** start Data lines **
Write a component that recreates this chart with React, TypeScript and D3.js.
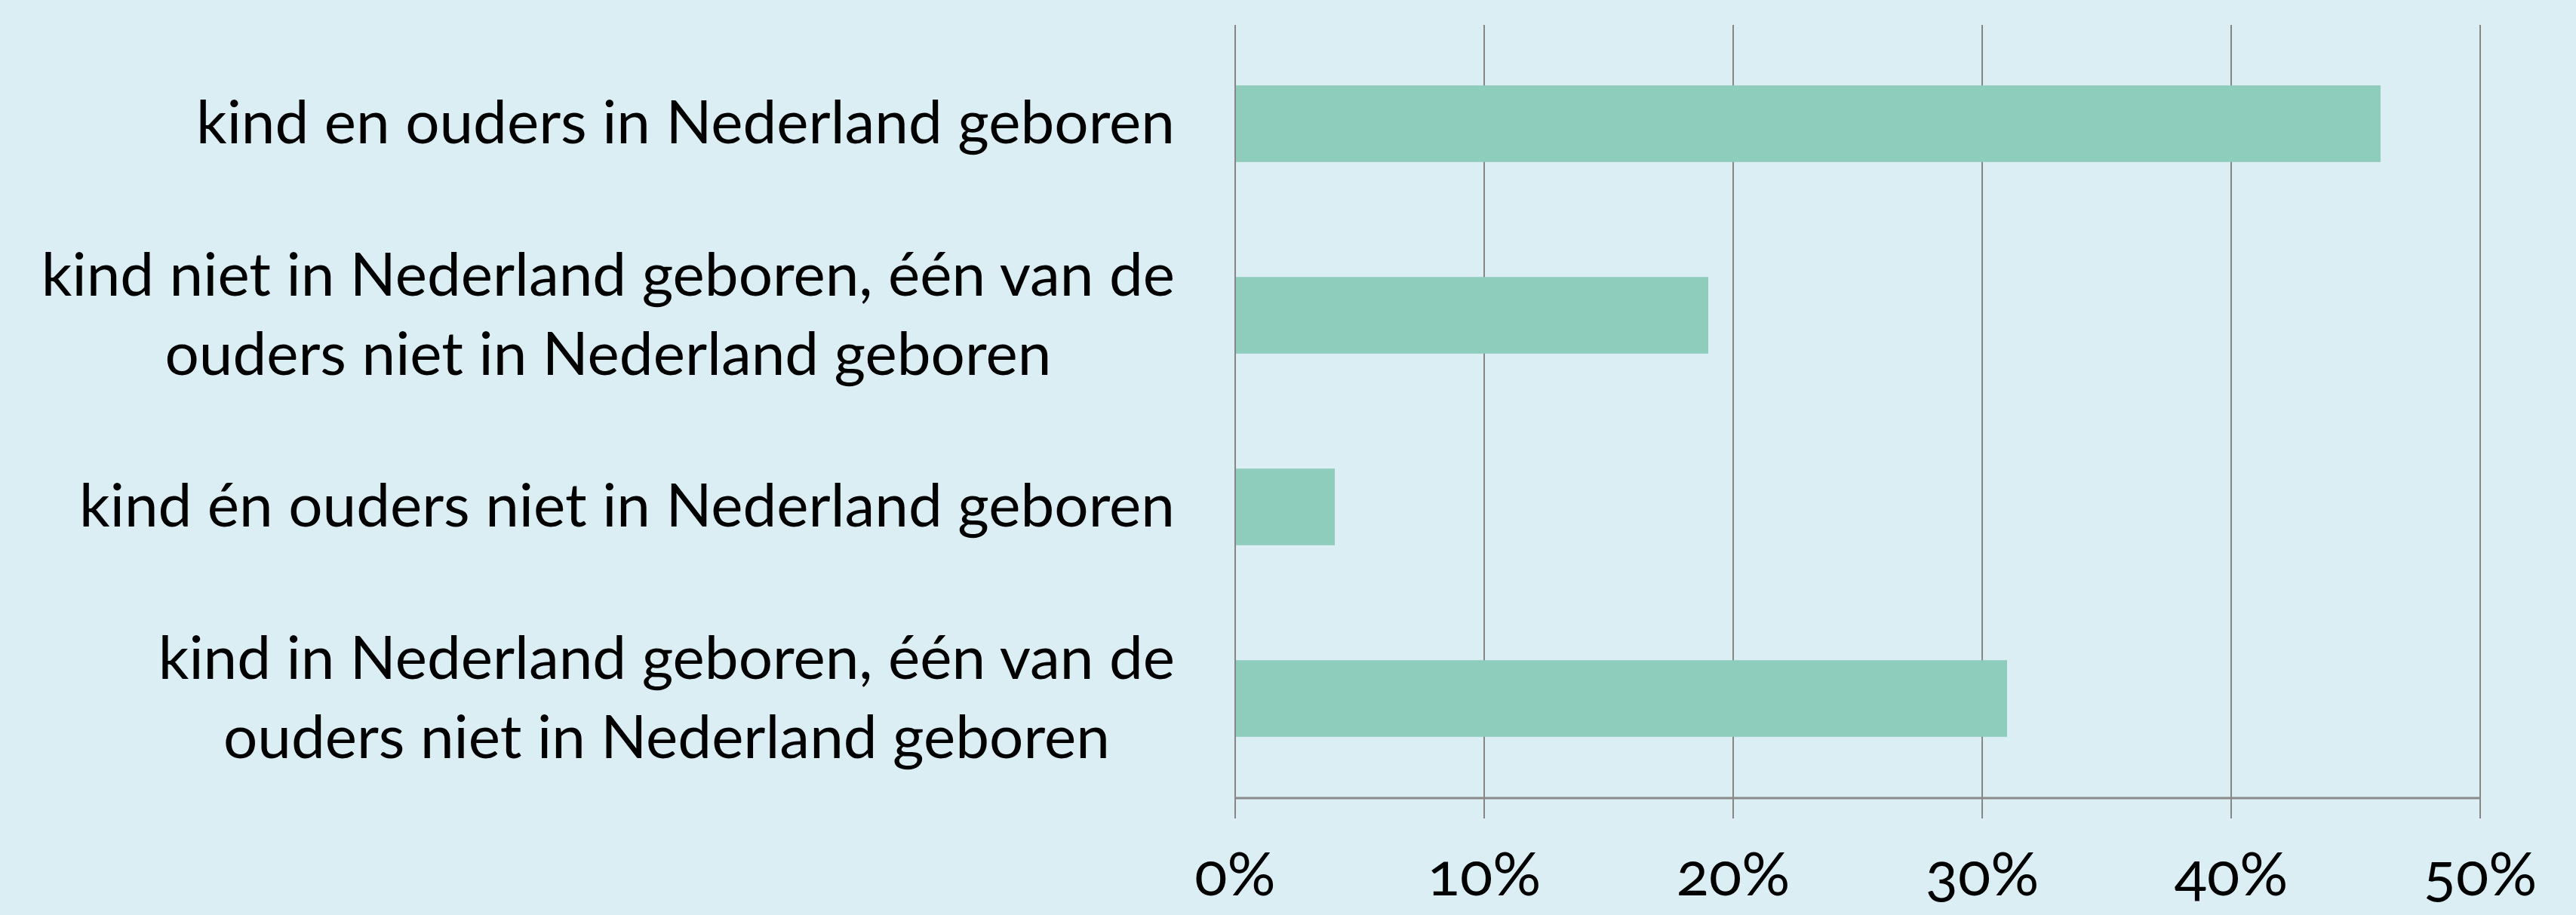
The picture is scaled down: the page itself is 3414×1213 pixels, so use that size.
import React, { useEffect, useRef } from "react";
import * as d3 from "d3";

const categoryLines: string[][] = [
  ["kind en ouders in Nederland geboren"],
  ["kind niet in Nederland geboren, één van de", "ouders niet in Nederland geboren"],
  ["kind én ouders niet in Nederland geboren"],
  ["kind in Nederland geboren, één van de", "ouders niet in Nederland geboren"],
];
const values: number[] = [46, 19, 4, 31];
const tickValues: number[] = [0, 10, 20, 30, 40, 50];

const W = 3414;
const H = 1213;
const FONT = "Lato, 'Open Sans', sans-serif";

export default function App() {
  const ref = useRef<SVGSVGElement | null>(null);

  useEffect(() => {
    document.body.style.margin = "0";
    const svg = d3.select(ref.current);
    svg.selectAll("*").remove();

    const left = 1637, right = 3287, top = 33, bottom = 1058;
    const x = d3.scaleLinear().domain([0, 50]).range([left, right]);
    const y = d3
      .scaleBand<number>()
      .domain(d3.range(values.length))
      .range([37, 1053])
      .paddingInner(0.6)
      .paddingOuter(0.3);

    svg.append("rect").attr("width", W).attr("height", H).attr("fill", "#DBEEF3");

    // gridlines
    svg
      .append("g")
      .selectAll("line")
      .data(tickValues)
      .join("line")
      .attr("x1", (d) => x(d))
      .attr("x2", (d) => x(d))
      .attr("y1", top)
      .attr("y2", bottom + 27)
      .attr("stroke", "#868686")
      .attr("stroke-width", 2);

    // bottom axis line
    svg
      .append("line")
      .attr("x1", left)
      .attr("x2", right)
      .attr("y1", bottom)
      .attr("y2", bottom)
      .attr("stroke", "#8a8a8a")
      .attr("stroke-width", 3);

    // bars
    svg
      .append("g")
      .selectAll("rect")
      .data(values)
      .join("rect")
      .attr("x", x(0) + 1)
      .attr("y", (_, i) => y(i)!)
      .attr("width", (d) => x(d) - x(0) - 1)
      .attr("height", y.bandwidth())
      .attr("fill", "#8ECCBC");

    // tick labels
    svg
      .append("g")
      .selectAll("text")
      .data(tickValues)
      .join("text")
      .attr("x", (d) => x(d))
      .attr("y", 1187)
      .attr("text-anchor", "middle")
      .attr("font-family", FONT)
      .attr("font-size", 80)
      .style("font-variant-numeric", "oldstyle-nums")
      .style("font-feature-settings", "'onum' 1")
      .attr("fill", "#000")
      .text((d) => `${d}%`);

    // category labels
    const labelRight = 1557;
    const lineH = 105;
    const fs = 80;
    categoryLines.forEach((lines, i) => {
      const cy = y(i)! + y.bandwidth() / 2;
      const g = svg.append("g");
      const n = lines.length;
      const texts = lines.map((ln, j) =>
        g
          .append("text")
          .attr("x", 0)
          .attr("y", cy + (j - (n - 1) / 2) * lineH + fs * 0.33)
          .attr("text-anchor", "middle")
          .attr("font-family", FONT)
          .attr("font-size", fs)
          .attr("fill", "#000")
          .text(ln)
      );
      const maxW = d3.max(texts, (t) => (t.node() as SVGTextElement).getComputedTextLength()) || 0;
      g.attr("transform", `translate(${labelRight - maxW / 2},0)`);
    });
  }, []);

  return <svg ref={ref} width={W} height={H} style={{ display: "block" }} />;
}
** end Data lines **
• [Exercise details]:
Reproduce each line word for word and drop the pictures.

• [Answer to the problem]:
Write a component that recreates this chart with React, TypeScript and D3.js.
The picture is scaled down: the page itself is 3414×1213 pixels, so use that size.
import React, { useEffect, useRef } from "react";
import * as d3 from "d3";

const categoryLines: string[][] = [
  ["kind en ouders in Nederland geboren"],
  ["kind niet in Nederland geboren, één van de", "ouders niet in Nederland geboren"],
  ["kind én ouders niet in Nederland geboren"],
  ["kind in Nederland geboren, één van de", "ouders niet in Nederland geboren"],
];
const values: number[] = [46, 19, 4, 31];
const tickValues: number[] = [0, 10, 20, 30, 40, 50];

const W = 3414;
const H = 1213;
const FONT = "Lato, 'Open Sans', sans-serif";

export default function App() {
  const ref = useRef<SVGSVGElement | null>(null);

  useEffect(() => {
    document.body.style.margin = "0";
    const svg = d3.select(ref.current);
    svg.selectAll("*").remove();

    const left = 1637, right = 3287, top = 33, bottom = 1058;
    const x = d3.scaleLinear().domain([0, 50]).range([left, right]);
    const y = d3
      .scaleBand<number>()
      .domain(d3.range(values.length))
      .range([37, 1053])
      .paddingInner(0.6)
      .paddingOuter(0.3);

    svg.append("rect").attr("width", W).attr("height", H).attr("fill", "#DBEEF3");

    // gridlines
    svg
      .append("g")
      .selectAll("line")
      .data(tickValues)
      .join("line")
      .attr("x1", (d) => x(d))
      .attr("x2", (d) => x(d))
      .attr("y1", top)
      .attr("y2", bottom + 27)
      .attr("stroke", "#868686")
      .attr("stroke-width", 2);

    // bottom axis line
    svg
      .append("line")
      .attr("x1", left)
      .attr("x2", right)
      .attr("y1", bottom)
      .attr("y2", bottom)
      .attr("stroke", "#8a8a8a")
      .attr("stroke-width", 3);

    // bars
    svg
      .append("g")
      .selectAll("rect")
      .data(values)
      .join("rect")
      .attr("x", x(0) + 1)
      .attr("y", (_, i) => y(i)!)
      .attr("width", (d) => x(d) - x(0) - 1)
      .attr("height", y.bandwidth())
      .attr("fill", "#8ECCBC");

    // tick labels
    svg
      .append("g")
      .selectAll("text")
      .data(tickValues)
      .join("text")
      .attr("x", (d) => x(d))
      .attr("y", 1187)
      .attr("text-anchor", "middle")
      .attr("font-family", FONT)
      .attr("font-size", 80)
      .style("font-variant-numeric", "oldstyle-nums")
      .style("font-feature-settings", "'onum' 1")
      .attr("fill", "#000")
      .text((d) => `${d}%`);

    // category labels
    const labelRight = 1557;
    const lineH = 105;
    const fs = 80;
    categoryLines.forEach((lines, i) => {
      const cy = y(i)! + y.bandwidth() / 2;
      const g = svg.append("g");
      const n = lines.length;
      const texts = lines.map((ln, j) =>
        g
          .append("text")
          .attr("x", 0)
          .attr("y", cy + (j - (n - 1) / 2) * lineH + fs * 0.33)
          .attr("text-anchor", "middle")
          .attr("font-family", FONT)
          .attr("font-size", fs)
          .attr("fill", "#000")
          .text(ln)
      );
      const maxW = d3.max(texts, (t) => (t.node() as SVGTextElement).getComputedTextLength()) || 0;
      g.attr("transform", `translate(${labelRight - maxW / 2},0)`);
    });
  }, []);

  return <svg ref={ref} width={W} height={H} style={{ display: "block" }} />;
}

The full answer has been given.